» WHAT NEEDS TO BE DONE
Print, word for word, the opening line of the data below and every line after it through the line that contains "14.4, 17.3, 19.9, 23.6, 28.6, 32.0, 34.4]", but not the pictures.

» INFORMATION SUPPLIED
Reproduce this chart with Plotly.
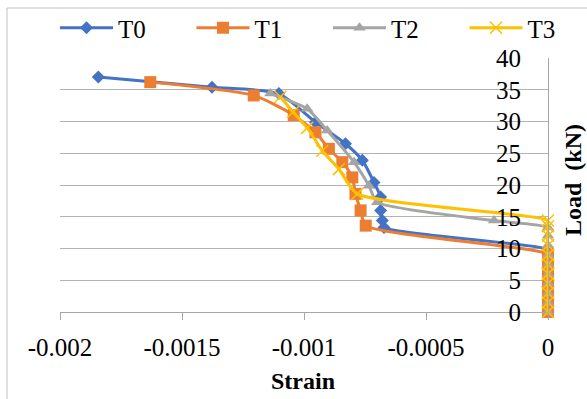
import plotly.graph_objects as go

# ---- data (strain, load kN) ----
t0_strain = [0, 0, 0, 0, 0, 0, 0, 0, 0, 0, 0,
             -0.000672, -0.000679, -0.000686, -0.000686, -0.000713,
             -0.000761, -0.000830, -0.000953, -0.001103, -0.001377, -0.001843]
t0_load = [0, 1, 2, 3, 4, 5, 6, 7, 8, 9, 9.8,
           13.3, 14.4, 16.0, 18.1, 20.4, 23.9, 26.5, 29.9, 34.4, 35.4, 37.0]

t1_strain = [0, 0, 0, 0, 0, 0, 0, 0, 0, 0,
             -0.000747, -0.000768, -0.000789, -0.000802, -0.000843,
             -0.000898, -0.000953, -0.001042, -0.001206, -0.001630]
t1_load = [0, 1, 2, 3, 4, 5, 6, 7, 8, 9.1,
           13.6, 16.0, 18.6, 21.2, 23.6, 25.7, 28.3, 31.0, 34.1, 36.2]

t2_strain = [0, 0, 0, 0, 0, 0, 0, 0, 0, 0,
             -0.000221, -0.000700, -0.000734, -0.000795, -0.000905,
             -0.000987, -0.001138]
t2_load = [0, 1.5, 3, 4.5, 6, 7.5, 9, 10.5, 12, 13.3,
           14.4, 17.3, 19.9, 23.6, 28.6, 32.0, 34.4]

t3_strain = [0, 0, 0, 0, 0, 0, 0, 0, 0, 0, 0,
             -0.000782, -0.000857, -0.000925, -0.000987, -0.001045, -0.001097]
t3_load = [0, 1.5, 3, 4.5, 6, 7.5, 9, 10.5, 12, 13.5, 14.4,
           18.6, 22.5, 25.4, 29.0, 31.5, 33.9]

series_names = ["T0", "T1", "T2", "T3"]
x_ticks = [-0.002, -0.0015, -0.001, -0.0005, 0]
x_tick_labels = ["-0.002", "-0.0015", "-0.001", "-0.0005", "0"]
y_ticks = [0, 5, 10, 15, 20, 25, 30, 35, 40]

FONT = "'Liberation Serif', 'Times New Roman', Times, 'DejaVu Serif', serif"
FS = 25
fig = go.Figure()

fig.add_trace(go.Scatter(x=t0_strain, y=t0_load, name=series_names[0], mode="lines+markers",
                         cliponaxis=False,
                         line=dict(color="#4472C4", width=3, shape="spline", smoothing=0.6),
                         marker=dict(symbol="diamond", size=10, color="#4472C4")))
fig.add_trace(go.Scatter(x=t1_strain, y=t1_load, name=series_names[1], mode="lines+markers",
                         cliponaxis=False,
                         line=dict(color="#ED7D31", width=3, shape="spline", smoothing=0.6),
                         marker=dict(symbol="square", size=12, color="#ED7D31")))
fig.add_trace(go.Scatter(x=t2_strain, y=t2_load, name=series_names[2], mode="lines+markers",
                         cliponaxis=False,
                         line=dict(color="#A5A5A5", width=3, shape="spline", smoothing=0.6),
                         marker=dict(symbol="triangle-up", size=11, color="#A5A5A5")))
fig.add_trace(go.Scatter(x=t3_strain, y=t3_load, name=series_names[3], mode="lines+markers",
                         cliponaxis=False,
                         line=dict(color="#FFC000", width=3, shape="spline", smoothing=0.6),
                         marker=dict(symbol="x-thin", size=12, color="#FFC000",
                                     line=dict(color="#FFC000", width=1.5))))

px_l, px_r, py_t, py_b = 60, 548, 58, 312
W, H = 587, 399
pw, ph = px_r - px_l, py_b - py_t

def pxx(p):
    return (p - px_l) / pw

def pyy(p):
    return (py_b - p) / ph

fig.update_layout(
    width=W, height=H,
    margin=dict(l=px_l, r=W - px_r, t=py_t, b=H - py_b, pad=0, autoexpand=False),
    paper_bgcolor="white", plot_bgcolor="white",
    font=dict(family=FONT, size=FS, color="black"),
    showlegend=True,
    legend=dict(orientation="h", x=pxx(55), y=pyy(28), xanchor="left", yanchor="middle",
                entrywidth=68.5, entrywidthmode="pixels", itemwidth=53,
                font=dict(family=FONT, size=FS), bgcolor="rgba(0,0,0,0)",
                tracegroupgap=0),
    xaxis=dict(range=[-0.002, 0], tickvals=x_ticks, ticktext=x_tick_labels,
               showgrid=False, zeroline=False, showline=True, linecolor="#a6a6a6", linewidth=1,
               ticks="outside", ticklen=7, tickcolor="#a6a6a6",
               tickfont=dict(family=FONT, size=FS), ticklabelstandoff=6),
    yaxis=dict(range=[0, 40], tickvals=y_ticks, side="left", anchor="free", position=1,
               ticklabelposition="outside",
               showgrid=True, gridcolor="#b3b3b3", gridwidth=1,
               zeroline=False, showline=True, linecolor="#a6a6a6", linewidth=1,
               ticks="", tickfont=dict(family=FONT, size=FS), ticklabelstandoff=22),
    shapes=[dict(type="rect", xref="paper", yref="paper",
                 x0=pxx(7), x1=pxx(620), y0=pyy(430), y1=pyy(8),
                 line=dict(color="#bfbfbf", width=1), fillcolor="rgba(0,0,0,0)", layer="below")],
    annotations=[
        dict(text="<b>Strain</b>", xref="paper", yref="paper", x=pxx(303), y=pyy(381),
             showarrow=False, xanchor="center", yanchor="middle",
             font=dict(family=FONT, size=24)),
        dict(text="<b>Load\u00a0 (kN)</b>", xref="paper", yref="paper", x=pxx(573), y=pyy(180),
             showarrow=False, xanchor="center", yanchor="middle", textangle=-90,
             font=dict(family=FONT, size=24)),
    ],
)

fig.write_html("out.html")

» THE OUTPUT
Reproduce this chart with Plotly.
import plotly.graph_objects as go

# ---- data (strain, load kN) ----
t0_strain = [0, 0, 0, 0, 0, 0, 0, 0, 0, 0, 0,
             -0.000672, -0.000679, -0.000686, -0.000686, -0.000713,
             -0.000761, -0.000830, -0.000953, -0.001103, -0.001377, -0.001843]
t0_load = [0, 1, 2, 3, 4, 5, 6, 7, 8, 9, 9.8,
           13.3, 14.4, 16.0, 18.1, 20.4, 23.9, 26.5, 29.9, 34.4, 35.4, 37.0]

t1_strain = [0, 0, 0, 0, 0, 0, 0, 0, 0, 0,
             -0.000747, -0.000768, -0.000789, -0.000802, -0.000843,
             -0.000898, -0.000953, -0.001042, -0.001206, -0.001630]
t1_load = [0, 1, 2, 3, 4, 5, 6, 7, 8, 9.1,
           13.6, 16.0, 18.6, 21.2, 23.6, 25.7, 28.3, 31.0, 34.1, 36.2]

t2_strain = [0, 0, 0, 0, 0, 0, 0, 0, 0, 0,
             -0.000221, -0.000700, -0.000734, -0.000795, -0.000905,
             -0.000987, -0.001138]
t2_load = [0, 1.5, 3, 4.5, 6, 7.5, 9, 10.5, 12, 13.3,
           14.4, 17.3, 19.9, 23.6, 28.6, 32.0, 34.4]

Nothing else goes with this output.